Vatican “In Pain” After Death Italian Coma Woman


By Stefan J. Bos, Worthy News Chief International Correspondent

Eluana Englaro had been in a vegetative state since she was in a car accident 17 years ago.

ROME/BUDAPEST (Worthy News) — The Vatican and several Italian church leaders expressed their pain Tuesday, February 10, about the sudden death of a 38-year-old woman who ignited a fierce right-to-die debate that divided Italy.

Eluana Englaro had been in a vegetative state since she was in a car accident 17 years ago.  She died late Monday, February 9, in a clinic in Udine, northern Italy, where she had been for the past week after all feeding and hydration was stopped, her family and attorney confirmed.

“Yes, she has left us,” the ANSA news agency quoted her father, Beppino Englaro, as saying. “But I don’t want to say anything, I just want to be alone.” Englaro’s death came as lawmakers in Parliament rushed to pass a bill designed to keep her alive. While her family had fought to have feeding tubes removed, the government of Silvio Berlusconi, backed by the Vatican, opposed the move which it said amounted to killing her.

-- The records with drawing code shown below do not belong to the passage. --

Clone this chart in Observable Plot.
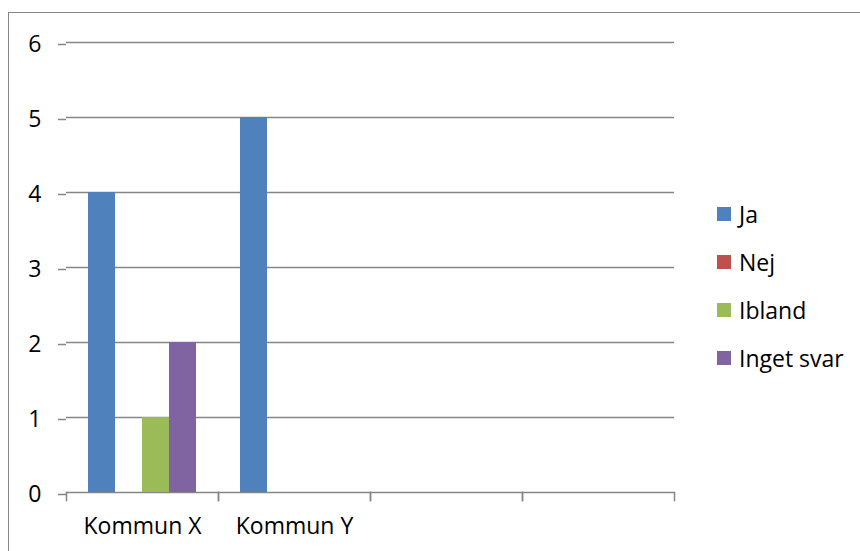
<!DOCTYPE html>
<html>
<head>
<meta charset="utf-8">
<script src="https://cdn.jsdelivr.net/npm/d3@7"></script>
<script src="https://cdn.jsdelivr.net/npm/@observablehq/plot@0.6"></script>
<style>
  html, body { margin: 0; padding: 0; background: #fff; }
  #wrap { position: relative; width: 860px; height: 551px; overflow: hidden; font-family: "Open Sans", sans-serif; }
  #border { position: absolute; left: 8px; top: 12px; width: 1000px; height: 1000px; border-left: 1.5px solid #868686; border-top: 1.5px solid #868686; }
  #chart { position: absolute; left: 0; top: 0; }
  #legend { position: absolute; left: 717px; top: 190px; }
  .item { position: absolute; left: 0; height: 48px; display: flex; align-items: center; white-space: nowrap; font-size: 23px; color: #000; }
  .sw { width: 14px; height: 14px; margin-right: 8px; }
</style>
</head>
<body>
<div id="wrap">
  <div id="border"></div>
  <div id="chart"></div>
  <div id="legend"></div>
</div>
<script>
const categories = ["Kommun X", "Kommun Y", " ", "  "];
const series = ["Ja", "Nej", "Ibland", "Inget svar"];
const ja = [4, 5, null, null];
const nej = [0, 0, null, null];
const ibland = [1, 0, null, null];
const ingetSvar = [2, 0, null, null];
const yTicks = [0, 1, 2, 3, 4, 5, 6];
const colors = ["#4f81bd", "#c0504d", "#9bbb59", "#8064a2"];

const valuesBySeries = [ja, nej, ibland, ingetSvar];
const data = categories.flatMap((c, i) =>
  series.map((s, j) => ({category: c, series: s, value: valuesBySeries[j][i]}))
);

const W = 860, H = 551, mL = 64, mR = 185, mT = 42, mB = 59;
const plotH = H - mT - mB;
const grid = "#868686";

const chart = Plot.plot({
  width: W, height: H,
  marginLeft: mL, marginRight: mR, marginTop: mT, marginBottom: mB,
  style: {fontFamily: "'Open Sans', sans-serif", fontSize: "23px", color: "#000", background: "transparent", overflow: "visible"},
  fx: {domain: categories, padding: 0, label: null},
  x: {domain: series, paddingInner: 0, paddingOuter: 0.75, axis: null},
  y: {domain: [0, 6], label: null},
  color: {domain: series, range: colors},
  marks: [
    Plot.ruleY(yTicks, {stroke: grid, strokeWidth: 1.5}),
    Plot.barY(data, {fx: "category", x: "series", y: "value", fill: "series"}),
    Plot.axisY(yTicks, {tickSize: 8, tickPadding: 17, tickFormat: "d", line: true, stroke: grid, strokeWidth: 1.5, strokeOpacity: 1, fill: "#000", fontSize: 23, dy: 2, label: null}),
    Plot.axisFx({anchor: "bottom", tickSize: 0, tickPadding: 25, fontSize: 23, fill: "#000", label: null}),
    Plot.frame({anchor: "left", stroke: grid, strokeWidth: 1.5, insetTop: plotH, insetBottom: -8}),
    Plot.frame({anchor: "right", stroke: grid, strokeWidth: 1.5, insetTop: plotH, insetBottom: -8})
  ]
});
document.getElementById("chart").appendChild(chart);

const legend = document.getElementById("legend");
series.forEach((s, i) => {
  const item = document.createElement("div");
  item.className = "item";
  item.style.top = (i * 48) + "px";
  const sw = document.createElement("div");
  sw.className = "sw";
  sw.style.background = colors[i];
  const label = document.createElement("span");
  label.textContent = s;
  item.appendChild(sw);
  item.appendChild(label);
  legend.appendChild(item);
});
</script>
</body>
</html>
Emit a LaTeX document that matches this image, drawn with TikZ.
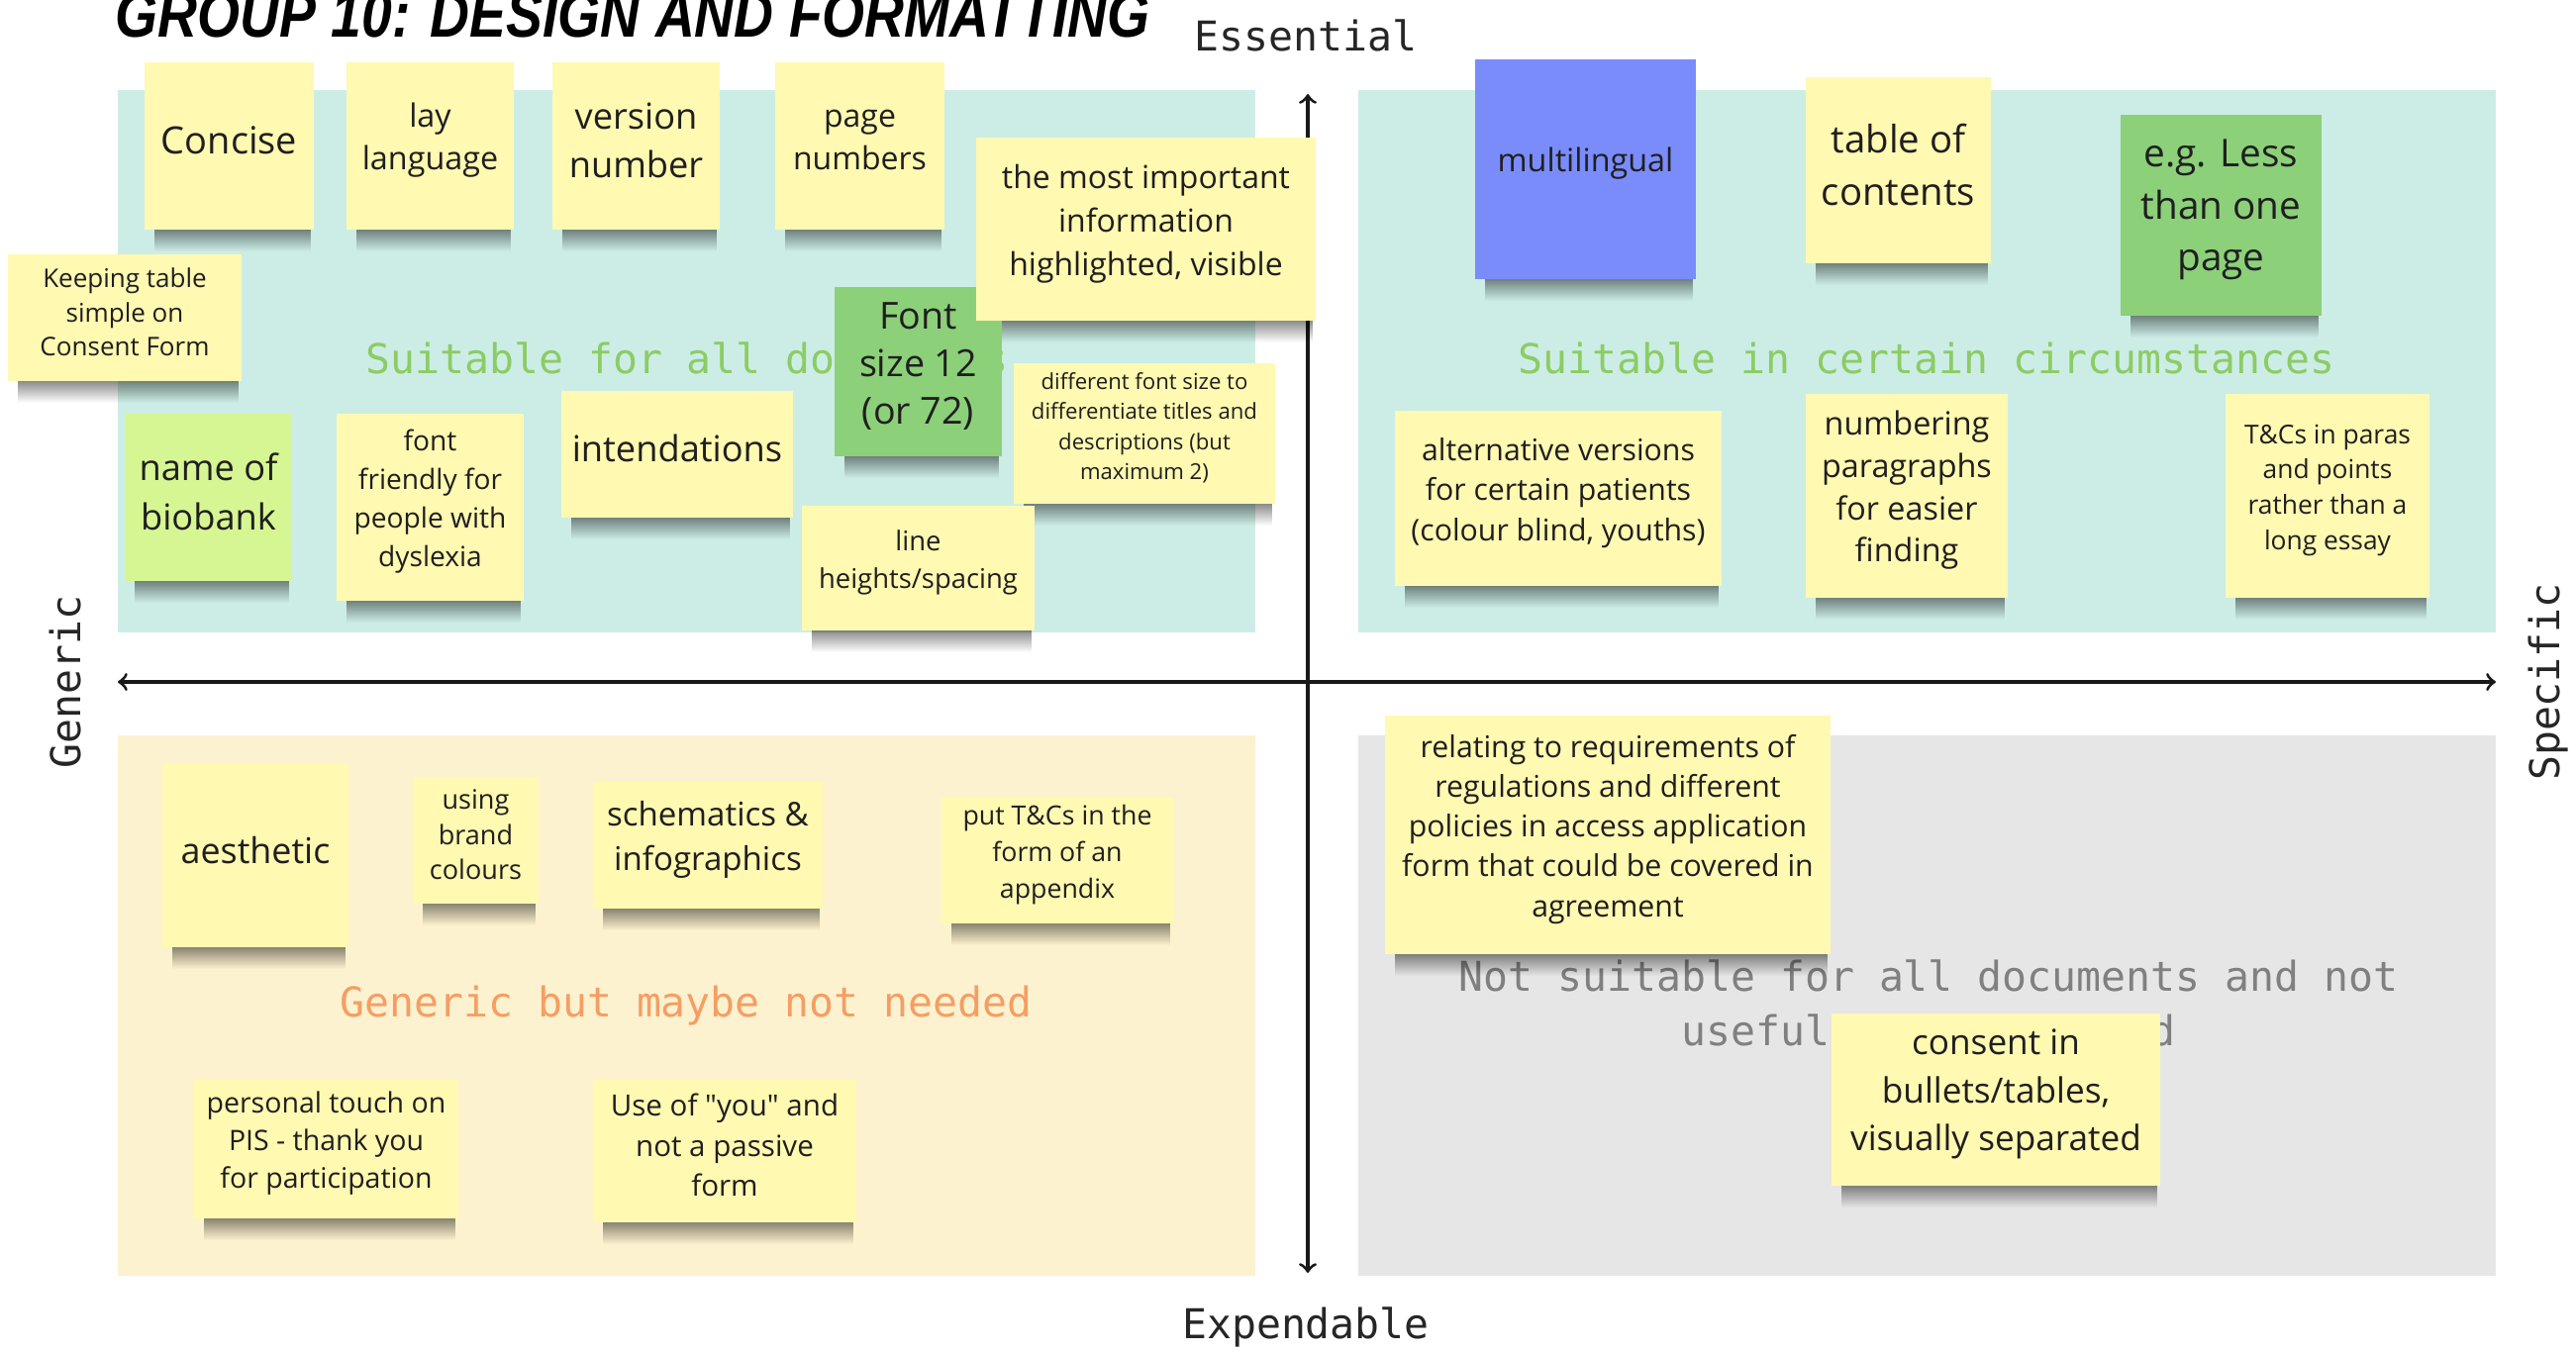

The government passed an emergency decree Friday, February 6, to prevent Englaro from having her feeding tube disconnected. But the move led to a rare institutional crisis as the country’s president, Giorgio Napolitano, rejected it on the grounds it defied court rulings.

LONG BATTLE

Late last year, her father won a decade-long court battle to allow her feeding tube to be removed, saying that was her wish. In line with the high court ruling, medical workers on Friday, February 6,  began suspending her food and water. “The death of Eluana can only leave a shadow of sadness given the circumstances that surround it,” said Federico Lombardi, Vatican Spokesman and Director of Vatican Radio in a statement seen by Worthy News.  “But physical death never has the last word for Christians. Even in Eluana’s name, therefore, we will continue to search for the most effective ways to serve life,” he added.

The Englaro case has drawn comparisons with that of Terri Schiavo, the American woman who died after she was disconnected from life support in 2005 at the request of her husband, amid a heated right-to-die debate. Supporters of the deaths of both women, and some doctors, said their coma situations were “irreversible.”

However pro-life activists have pointed out to examples such as Jan

Grzebski credits his survival to the care of his wife Gertruda.

Grzebski, a Polish railway worker from the Polish town of Dzialdowo, who was in a coma for 19 years after being hit by a train in 1988, although some blamed his situation on a brain tumor.

LIFE SUPPORT

He was kept on life support at the request of his praying family and woke up at the age of 65 after almost two decades in 2007, instantly becoming a part of medical history.

When Grzebski went into a coma, Poland was still ruled by its last Communist leader, Wojciech Jaruzelski.  “When I went into a coma there was only tea and vinegar in the shops, meat was rationed and huge petrol queues were everywhere.”

Soon after,  Communism collapsed and the country embraced a free market economy. “Now I see people on the streets with mobile phones and there are so many goods in the shops it makes my head spin,” he told Polish television about his country, that meanwhile became a member of the European Union and the North Atlantic Treaty Alliance.

He credited his survival to his wife, Gertruda, who cared for him. Doctors gave him only two or three years to live after the accident.  “It was Gertruda that saved me, and I’ll never forget it,” Grzebski told news channel TVN24 of his recovery. His wife said  she moved her husband every hour to prevent bed sores. “I cried a lot, and I prayed a lot,” she said on Polsat television. “Those who came to see us kept asking: ‘When is he going to die?’ But he’s not dead.”

Grzesbski eventually died in December 2008, apparently because of heart failure, after spending over one and a half year with his wife, and seeing his four children and 11 grand children.

While some doctors questioned whether the much younger Italian woman who died Monday, February 9, would have been able to come out of her coma, others regard her death as murder.

SUDDEN DEATH

“This sudden death, when just this morning the experts said her conditions were stable, is perplexing,” reportedly said Dr. Gianluigi Gigli, a neurologist at the University of Udine who had supported the government’s efforts to keep her alive.

Rome’s right-wing mayor, Gianni Alemanno, announced the Colosseum would be lit all night Tuesday, February 10, in a sign of mourning for “a life that could have and should have been saved.”

The Colosseum has become a symbol of Italy’s fight against capital punishment. Since 1999, it has been lit up every time a death sentence is commuted somewhere in the world or a country abolishes capital punishment.

Government officials reportedly vowed to pass the legislation against active euthanasia, even though it was too late to save Englaro. “I hope the Senate can proceed on the established calendar so that this sacrifice wasn’t completely in vain,” Health Minister Maurizio Sacconi told the Senate minutes after the death was announced.

Left wing politicians expressed outrage over his remarks, saying the wishes of the family should be respected.